Studio album by Miller Boyz
- Released: September 4, 2007
- Recorded: 2006–2007
- Genre: Southern hip-hop
- Label: Take A Stand; UrbanDigital; GoDigital;
- Producer: Master P, Romeo

Master P chronology
| Living Legend: Certified D-Boy (2005) | Hip Hop History (2007) | The Gift (2013) |

Romeo chronology
| Lottery (2006) | Hip Hop History (2007) | Spring Break (2010) |

= Hip Hop History =

Hip Hop History is a collaboration album by Master P and his son Romeo Miller, performing as the Miller Boyz. It includes guest performances by Tank, Lil Boosie, Playa, Bblak, Mizz Kitty, Young V and Marques Houston.

==Conception and promotion==
In June 2007, Master P and Romeo announced plans to create a joint album without profanity while still containing "street music" themes.

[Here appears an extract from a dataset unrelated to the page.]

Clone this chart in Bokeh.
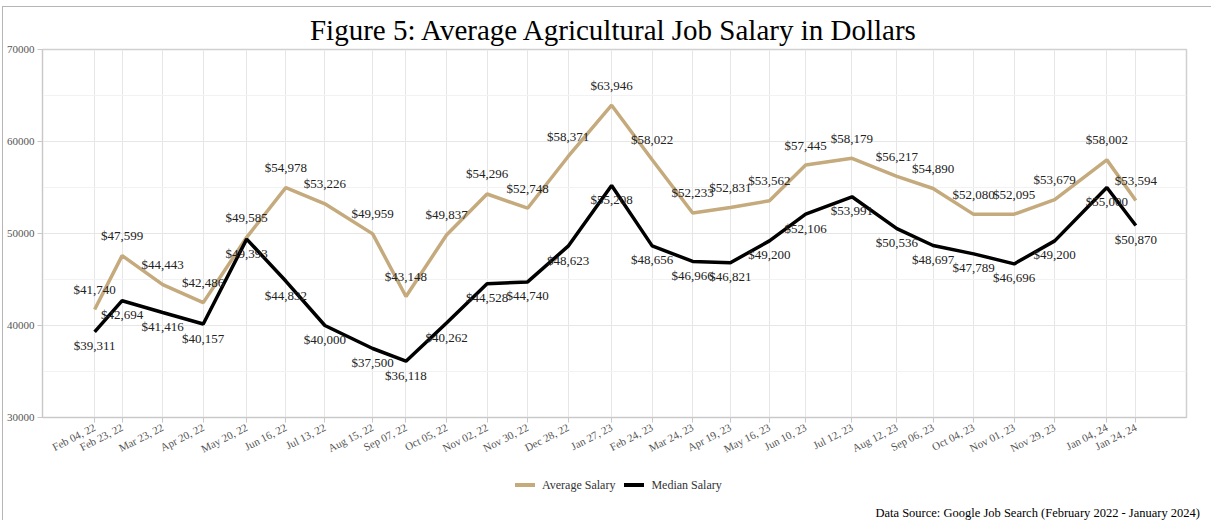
import pandas as pd
from bokeh.plotting import figure
from bokeh.layouts import column
from bokeh.models import (ColumnDataSource, FixedTicker, DatetimeTickFormatter, Range1d,
                          Div, SingleIntervalTicker)
from bokeh.core.properties import value
from bokeh.embed import file_html
from bokeh.resources import INLINE

dates = ["2022-02-04", "2022-02-23", "2022-03-23", "2022-04-20", "2022-05-20", "2022-06-16",
         "2022-07-13", "2022-08-15", "2022-09-07", "2022-10-05", "2022-11-02", "2022-11-30",
         "2022-12-28", "2023-01-27", "2023-02-24", "2023-03-24", "2023-04-19", "2023-05-16",
         "2023-06-10", "2023-07-12", "2023-08-12", "2023-09-06", "2023-10-04", "2023-11-01",
         "2023-11-29", "2024-01-04", "2024-01-24"]
average_salary = [41740, 47599, 44443, 42486, 49585, 54978, 53226, 49959, 43148, 49837, 54296,
                  52748, 58371, 63946, 58022, 52233, 52831, 53562, 57445, 58179, 56217, 54890,
                  52080, 52095, 53679, 58002, 53594]
median_salary = [39311, 42694, 41416, 40157, 49393, 44832, 40000, 37500, 36118, 40262, 44528,
                 44740, 48623, 55208, 48656, 46966, 46821, 49200, 52106, 53991, 50536, 48697,
                 47789, 46696, 49200, 55000, 50870]
series_names = ["Average Salary", "Median Salary"]
title_text = "Figure 5: Average Agricultural Job Salary in Dollars"
source_text = "Data Source: Google Job Search (February 2022 - January 2024)"

FONT = "Liberation Serif"
AVG_COLOR = "#c4aa7c"
MED_COLOR = "#000000"
LINE_W = 3.5
colors = [AVG_COLOR, MED_COLOR]

x = pd.to_datetime(dates)
src = ColumnDataSource(dict(
    x=x, avg=average_salary, med=median_salary,
    avg_lbl=[f"${v:,}" for v in average_salary],
    med_lbl=[f"${v:,}" for v in median_salary],
))

x_start = x[0] - pd.Timedelta(days=36)
x_end = x[-1] + pd.Timedelta(days=35)

W = 1208
p = figure(width=W, height=458, output_backend="svg", toolbar_location=None,
           x_axis_type="datetime",
           x_range=Range1d(x_start, x_end), y_range=Range1d(30000, 70000),
           min_border_left=39, min_border_right=25, min_border_top=42, min_border_bottom=48)

p.title.text = title_text
p.title.text_font = FONT
p.title.text_font_size = "29px"
p.title.text_font_style = "normal"
p.title.text_color = "#000000"
p.title.align = "center"
p.title.standoff = 7

p.outline_line_color = "#d0d0d0"
p.outline_line_width = 1.5

# axes
p.xaxis.ticker = FixedTicker(ticks=[d.value / 1e6 for d in x])
fmt = "%b %d, %y"
p.xaxis.formatter = DatetimeTickFormatter(milliseconds=fmt, seconds=fmt, minsec=fmt, minutes=fmt,
                                          hourmin=fmt, hours=fmt, days=fmt, months=fmt, years=fmt)
p.xaxis.major_label_orientation = 0.47
p.yaxis.ticker = SingleIntervalTicker(interval=10000, num_minor_ticks=2)
for ax in (p.xaxis, p.yaxis):
    ax.axis_line_color = "#c8c8c8"
    ax.major_tick_line_color = "#c8c8c8"
    ax.minor_tick_line_color = None
    ax.major_tick_out = 5
    ax.major_tick_in = 0
    ax.major_label_text_font = FONT
    ax.major_label_text_font_size = "11px"
    ax.major_label_text_color = "#555555"
p.yaxis.major_label_standoff = 3
p.xaxis.major_label_standoff = 4

p.xgrid.grid_line_color = "#e6e6e6"
p.ygrid.grid_line_color = "#e6e6e6"
p.ygrid.minor_grid_line_color = "#f2f2f2"

p.line("x", "avg", source=src, line_color=AVG_COLOR, line_width=LINE_W)
p.line("x", "med", source=src, line_color=MED_COLOR, line_width=LINE_W)

p.text("x", "avg", text="avg_lbl", source=src, text_font=value(FONT), text_font_size="13px",
       text_color="#222222", text_align="center", text_baseline="middle", y_offset=-20)
p.text("x", "med", text="med_lbl", source=src, text_font=value(FONT), text_font_size="13px",
       text_color="#222222", text_align="center", text_baseline="middle", y_offset=14)

# footer: legend + data source note
items_html = ""
for i, (name, c) in enumerate(zip(series_names, colors)):
    ml = "9px" if i > 0 else "0px"
    items_html += (f'<span style="display:inline-block;width:20px;height:4px;background:{c};'
                   f'margin-left:{ml};margin-right:7px;vertical-align:middle;"></span>'
                   f'<span style="vertical-align:middle;">{name}</span>')
footer_html = (
    f'<div style="position:relative;width:{W}px;height:55px;font-family:\'{FONT}\';">'
    f'<div style="position:absolute;left:512px;top:11px;font-size:12px;line-height:16px;'
    f'color:#333333;white-space:nowrap;">{items_html}</div>'
    f'<div style="position:absolute;right:11px;top:40px;font-size:12.5px;line-height:16px;'
    f'color:#000000;white-space:nowrap;">{source_text}</div>'
    f'</div>'
)
footer = Div(text=footer_html, width=W, height=55, margin=0)

layout = column(p, footer, spacing=0)
layout.styles = {"border-top": "1px solid #b5b5b5", "border-left": "1px solid #b5b5b5",
                 "margin-left": "2px", "margin-top": "6px"}

open("out.html", "w").write(file_html(layout, INLINE))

Initially, the idea of this album was met with derision, with 50 Cent criticizing Master P as irrelevant. However, in September 2007, Master P was a surprise guest on an episode of the BET music show 106 & Park that had 50 Cent as guest host. The two rappers discussed Hip Hop History cordially.

==Track listing==
1. "My Life" (feat. Mizz Kitty & Playa) (Prod by I.N.F.O.) 5:07
2. "Love My Mama" (feat. Tank) 3:21
3. "I Hope She Likes Me" 2:38
4. "Rainman" (Prod. by Reco Lynch) 2:59
5. "Rock It" (feat. Mizz Kitty) 3:08
6. "I Like That" 3:03
7. "Outchere" (feat. Mizz Kitty & Playa) (Prod by Raphael RJ2) 3:54
8. "Stay Ready" (feat. Mizz Kitty & Blakk) 4:09
9. "Side Kick" (feat. Playa) 4:05
10. "I Got That Work" 2:47
11. "Money Don't Make Me" (feat. Blakk) 4:39
12. "Let the Kids Grow" 3:54
13. "Be Like You" (feat. Forrest Lipton) 3:31
14. "Special Girl (Remix)" (feat. Marques Houston) 4:50
15. "Im So Fly" (feat. Young V) 3:48
16. "Ballin" 3:12
17. "Country" (feat. Lil' Boosie & Bengie) 4:34
18. "Can't Please Em All" 5:38
19. "Black History" 3:27

==Reception==
Pedro "DJ Complejo" Hernandez rated the album five out of 10 points for RapReviews, calling it "simply the same tired rap with the same negativity minus curse words" as Master P's earlier albums.